__Written exercise__.
Working from the top of the listing below, retype each line through the line containing "import * as", both included, with no pictures.

-- start Information provided --

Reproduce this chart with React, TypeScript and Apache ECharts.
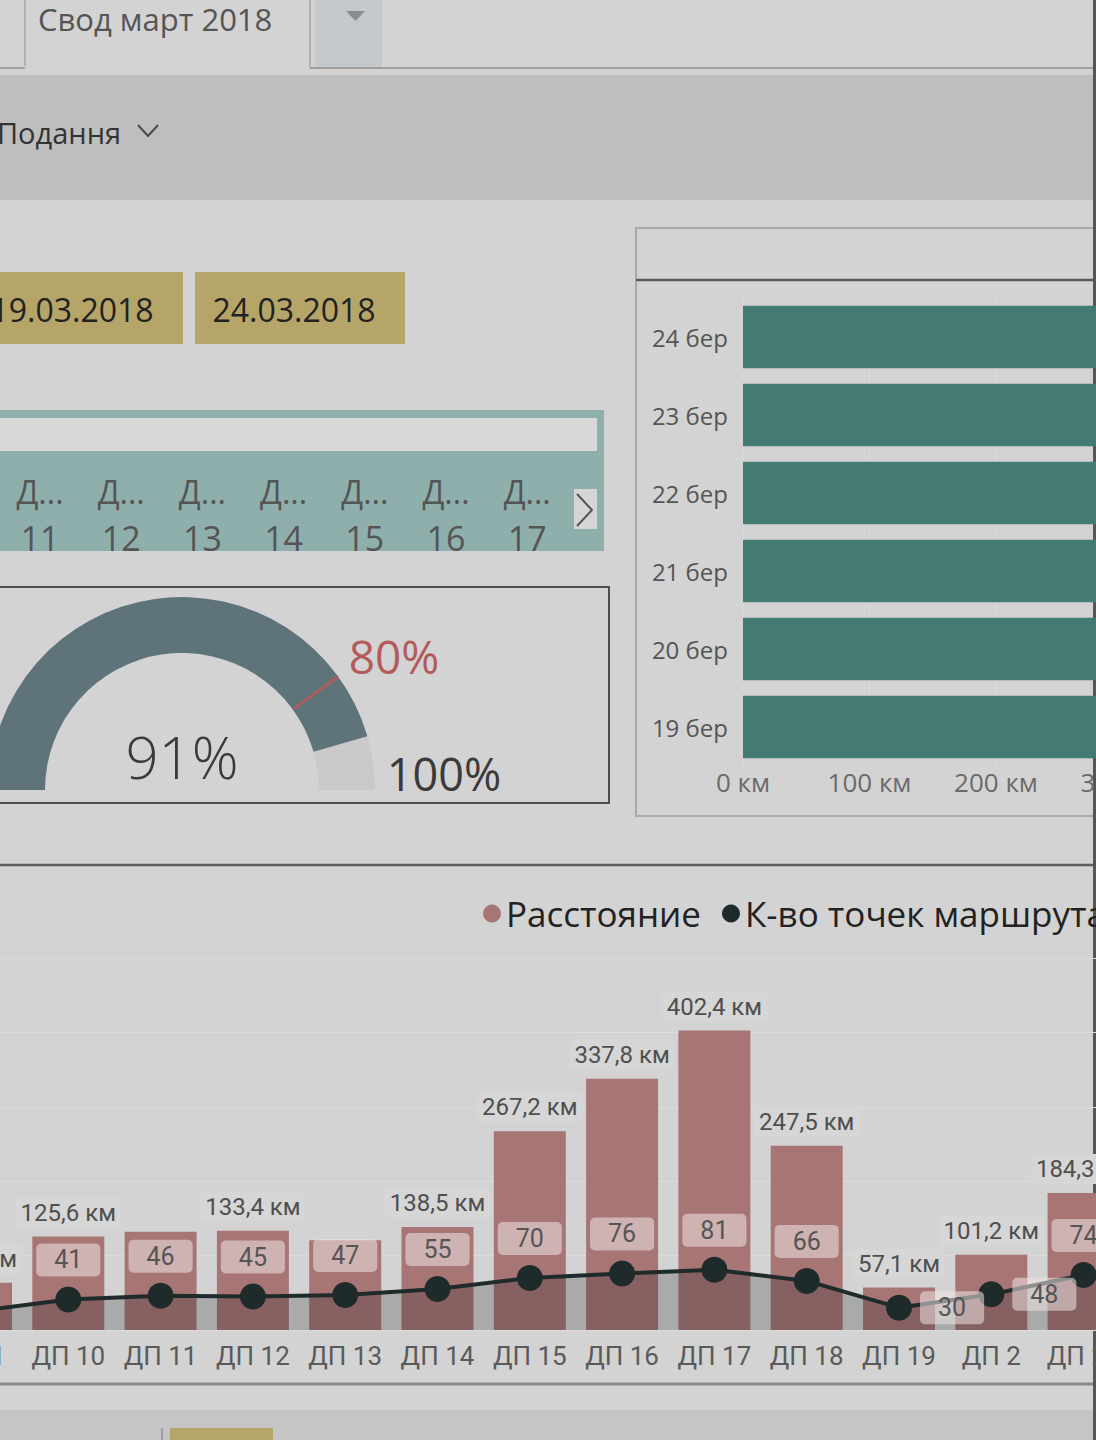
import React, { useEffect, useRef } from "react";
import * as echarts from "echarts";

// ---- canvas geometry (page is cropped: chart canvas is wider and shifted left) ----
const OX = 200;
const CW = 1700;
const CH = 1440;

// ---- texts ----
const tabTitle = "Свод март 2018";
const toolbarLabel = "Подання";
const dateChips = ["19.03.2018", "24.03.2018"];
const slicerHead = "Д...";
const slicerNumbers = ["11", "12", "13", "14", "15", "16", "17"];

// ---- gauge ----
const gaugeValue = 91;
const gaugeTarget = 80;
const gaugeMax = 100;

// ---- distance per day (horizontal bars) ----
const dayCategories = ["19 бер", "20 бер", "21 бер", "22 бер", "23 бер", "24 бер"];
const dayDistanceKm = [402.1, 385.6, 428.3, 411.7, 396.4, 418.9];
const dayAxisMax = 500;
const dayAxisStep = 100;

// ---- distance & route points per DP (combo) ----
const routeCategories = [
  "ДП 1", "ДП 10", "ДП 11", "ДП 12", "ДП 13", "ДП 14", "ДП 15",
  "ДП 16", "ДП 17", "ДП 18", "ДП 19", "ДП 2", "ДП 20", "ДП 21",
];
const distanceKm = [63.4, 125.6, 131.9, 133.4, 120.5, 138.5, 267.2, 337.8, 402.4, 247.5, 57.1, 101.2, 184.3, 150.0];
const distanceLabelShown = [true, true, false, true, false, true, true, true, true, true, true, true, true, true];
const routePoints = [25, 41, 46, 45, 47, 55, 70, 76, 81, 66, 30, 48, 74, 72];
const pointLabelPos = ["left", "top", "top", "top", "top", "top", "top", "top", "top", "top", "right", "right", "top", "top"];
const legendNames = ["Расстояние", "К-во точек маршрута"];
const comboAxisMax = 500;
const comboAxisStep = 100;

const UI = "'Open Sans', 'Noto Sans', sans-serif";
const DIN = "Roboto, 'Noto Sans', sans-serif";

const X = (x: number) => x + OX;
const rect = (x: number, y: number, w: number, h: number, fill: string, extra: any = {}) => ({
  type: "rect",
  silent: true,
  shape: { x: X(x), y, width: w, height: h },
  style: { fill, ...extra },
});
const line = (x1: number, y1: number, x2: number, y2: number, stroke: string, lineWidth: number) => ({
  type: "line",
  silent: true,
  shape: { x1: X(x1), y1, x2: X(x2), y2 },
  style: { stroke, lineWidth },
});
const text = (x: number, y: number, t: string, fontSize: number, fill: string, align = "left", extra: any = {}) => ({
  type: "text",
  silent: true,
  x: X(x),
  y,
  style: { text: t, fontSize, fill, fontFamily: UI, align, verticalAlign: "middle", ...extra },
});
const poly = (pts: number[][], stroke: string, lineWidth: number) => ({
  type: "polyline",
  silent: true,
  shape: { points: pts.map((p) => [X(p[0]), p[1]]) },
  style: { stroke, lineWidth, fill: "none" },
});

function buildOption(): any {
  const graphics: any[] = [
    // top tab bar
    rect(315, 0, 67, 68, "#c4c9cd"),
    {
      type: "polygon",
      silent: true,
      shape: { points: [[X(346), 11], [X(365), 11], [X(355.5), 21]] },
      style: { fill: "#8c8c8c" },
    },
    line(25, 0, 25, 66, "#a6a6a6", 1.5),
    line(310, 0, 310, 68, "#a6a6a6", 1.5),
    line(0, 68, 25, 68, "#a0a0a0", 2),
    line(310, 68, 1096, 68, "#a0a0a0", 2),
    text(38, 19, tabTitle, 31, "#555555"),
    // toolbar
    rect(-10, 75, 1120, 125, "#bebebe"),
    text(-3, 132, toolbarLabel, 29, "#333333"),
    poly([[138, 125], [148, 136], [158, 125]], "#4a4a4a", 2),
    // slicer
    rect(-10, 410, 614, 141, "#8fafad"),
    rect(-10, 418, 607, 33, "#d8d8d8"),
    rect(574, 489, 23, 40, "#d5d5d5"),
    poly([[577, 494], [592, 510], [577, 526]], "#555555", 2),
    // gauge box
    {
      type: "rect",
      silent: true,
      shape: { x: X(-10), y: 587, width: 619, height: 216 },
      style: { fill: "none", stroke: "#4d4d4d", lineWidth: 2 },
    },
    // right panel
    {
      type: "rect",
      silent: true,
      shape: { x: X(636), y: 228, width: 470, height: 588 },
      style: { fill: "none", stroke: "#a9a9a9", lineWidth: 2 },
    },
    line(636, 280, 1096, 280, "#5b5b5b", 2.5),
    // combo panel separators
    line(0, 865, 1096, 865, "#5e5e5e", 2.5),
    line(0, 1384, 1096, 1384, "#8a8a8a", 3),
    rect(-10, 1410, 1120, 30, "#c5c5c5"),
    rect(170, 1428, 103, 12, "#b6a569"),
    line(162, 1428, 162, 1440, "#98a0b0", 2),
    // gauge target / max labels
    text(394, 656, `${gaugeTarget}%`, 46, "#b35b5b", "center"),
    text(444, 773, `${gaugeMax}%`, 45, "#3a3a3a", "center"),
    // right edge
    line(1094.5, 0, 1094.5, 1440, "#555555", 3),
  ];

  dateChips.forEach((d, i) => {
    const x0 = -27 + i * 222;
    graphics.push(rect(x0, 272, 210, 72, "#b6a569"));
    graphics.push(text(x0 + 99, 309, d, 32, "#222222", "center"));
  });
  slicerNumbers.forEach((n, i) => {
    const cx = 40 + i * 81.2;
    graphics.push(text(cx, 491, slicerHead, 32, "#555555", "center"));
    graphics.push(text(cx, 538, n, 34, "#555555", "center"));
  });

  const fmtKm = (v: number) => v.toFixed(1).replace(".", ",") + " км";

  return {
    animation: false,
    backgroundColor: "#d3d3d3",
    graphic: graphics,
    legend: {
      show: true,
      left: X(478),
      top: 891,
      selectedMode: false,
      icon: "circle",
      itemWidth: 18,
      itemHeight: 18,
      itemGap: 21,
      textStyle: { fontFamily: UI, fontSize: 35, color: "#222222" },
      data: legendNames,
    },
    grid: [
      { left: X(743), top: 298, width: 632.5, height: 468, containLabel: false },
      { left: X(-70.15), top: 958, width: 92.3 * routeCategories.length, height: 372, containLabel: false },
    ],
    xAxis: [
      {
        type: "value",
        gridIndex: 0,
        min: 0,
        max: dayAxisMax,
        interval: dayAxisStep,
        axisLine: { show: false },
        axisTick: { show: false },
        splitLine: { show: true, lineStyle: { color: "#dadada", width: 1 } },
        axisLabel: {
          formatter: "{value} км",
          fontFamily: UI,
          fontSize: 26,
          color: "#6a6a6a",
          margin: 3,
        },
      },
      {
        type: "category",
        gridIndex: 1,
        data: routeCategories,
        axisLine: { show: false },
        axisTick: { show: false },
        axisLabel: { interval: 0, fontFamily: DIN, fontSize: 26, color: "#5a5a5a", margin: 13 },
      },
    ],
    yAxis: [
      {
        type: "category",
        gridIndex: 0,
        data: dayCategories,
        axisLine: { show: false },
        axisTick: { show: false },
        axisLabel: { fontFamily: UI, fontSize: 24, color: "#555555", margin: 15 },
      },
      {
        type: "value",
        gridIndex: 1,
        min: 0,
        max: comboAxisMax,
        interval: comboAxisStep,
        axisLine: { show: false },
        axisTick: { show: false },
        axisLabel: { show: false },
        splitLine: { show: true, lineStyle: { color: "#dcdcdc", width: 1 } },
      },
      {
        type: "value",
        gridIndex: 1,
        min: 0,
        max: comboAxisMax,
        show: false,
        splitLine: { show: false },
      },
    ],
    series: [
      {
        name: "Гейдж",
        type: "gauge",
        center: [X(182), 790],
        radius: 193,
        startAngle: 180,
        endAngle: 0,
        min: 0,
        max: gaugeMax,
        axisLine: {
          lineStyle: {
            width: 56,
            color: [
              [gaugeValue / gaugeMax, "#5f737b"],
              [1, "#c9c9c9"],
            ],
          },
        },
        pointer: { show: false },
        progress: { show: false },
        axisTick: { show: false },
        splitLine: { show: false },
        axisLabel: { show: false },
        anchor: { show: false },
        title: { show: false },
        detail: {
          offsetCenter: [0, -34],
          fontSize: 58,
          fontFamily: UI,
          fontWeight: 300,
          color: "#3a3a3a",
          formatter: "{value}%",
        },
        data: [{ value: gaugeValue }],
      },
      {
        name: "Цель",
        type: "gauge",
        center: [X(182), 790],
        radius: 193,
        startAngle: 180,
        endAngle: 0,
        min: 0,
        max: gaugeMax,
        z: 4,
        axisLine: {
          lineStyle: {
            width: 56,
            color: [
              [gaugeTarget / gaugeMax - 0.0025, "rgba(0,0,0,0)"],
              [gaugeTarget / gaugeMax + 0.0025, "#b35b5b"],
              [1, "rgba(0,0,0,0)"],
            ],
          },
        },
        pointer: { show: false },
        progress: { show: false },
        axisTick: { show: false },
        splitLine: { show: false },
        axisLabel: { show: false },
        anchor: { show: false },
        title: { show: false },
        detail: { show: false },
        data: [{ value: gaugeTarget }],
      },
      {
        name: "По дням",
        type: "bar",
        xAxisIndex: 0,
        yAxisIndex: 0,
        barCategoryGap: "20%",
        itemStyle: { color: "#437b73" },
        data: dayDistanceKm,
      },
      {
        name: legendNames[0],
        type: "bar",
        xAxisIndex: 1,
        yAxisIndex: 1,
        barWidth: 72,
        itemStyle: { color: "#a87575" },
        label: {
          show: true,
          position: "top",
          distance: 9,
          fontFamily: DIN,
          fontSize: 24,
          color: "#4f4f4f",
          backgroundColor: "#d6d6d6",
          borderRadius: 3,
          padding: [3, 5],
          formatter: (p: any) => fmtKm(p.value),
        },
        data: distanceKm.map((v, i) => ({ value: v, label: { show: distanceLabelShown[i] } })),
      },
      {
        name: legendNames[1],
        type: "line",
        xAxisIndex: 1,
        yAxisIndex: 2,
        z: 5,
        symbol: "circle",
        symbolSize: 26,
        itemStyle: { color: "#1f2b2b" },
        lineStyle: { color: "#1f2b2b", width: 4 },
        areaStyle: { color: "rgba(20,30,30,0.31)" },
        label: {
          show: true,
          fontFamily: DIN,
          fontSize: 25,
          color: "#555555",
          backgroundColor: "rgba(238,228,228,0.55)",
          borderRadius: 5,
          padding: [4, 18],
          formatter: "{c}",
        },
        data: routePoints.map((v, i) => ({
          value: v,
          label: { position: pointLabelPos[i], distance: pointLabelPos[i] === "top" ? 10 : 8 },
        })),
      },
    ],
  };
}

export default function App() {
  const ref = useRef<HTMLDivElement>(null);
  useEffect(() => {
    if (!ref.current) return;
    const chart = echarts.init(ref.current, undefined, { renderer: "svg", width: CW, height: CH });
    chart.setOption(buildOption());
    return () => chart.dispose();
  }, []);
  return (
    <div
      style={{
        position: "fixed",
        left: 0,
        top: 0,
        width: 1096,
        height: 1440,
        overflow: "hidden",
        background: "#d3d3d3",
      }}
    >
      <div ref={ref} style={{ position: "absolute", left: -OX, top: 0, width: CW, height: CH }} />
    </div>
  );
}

-- end Information provided --

__Exercise solution__.
Reproduce this chart with React, TypeScript and Apache ECharts.
import React, { useEffect, useRef } from "react";
import * as echarts from "echarts";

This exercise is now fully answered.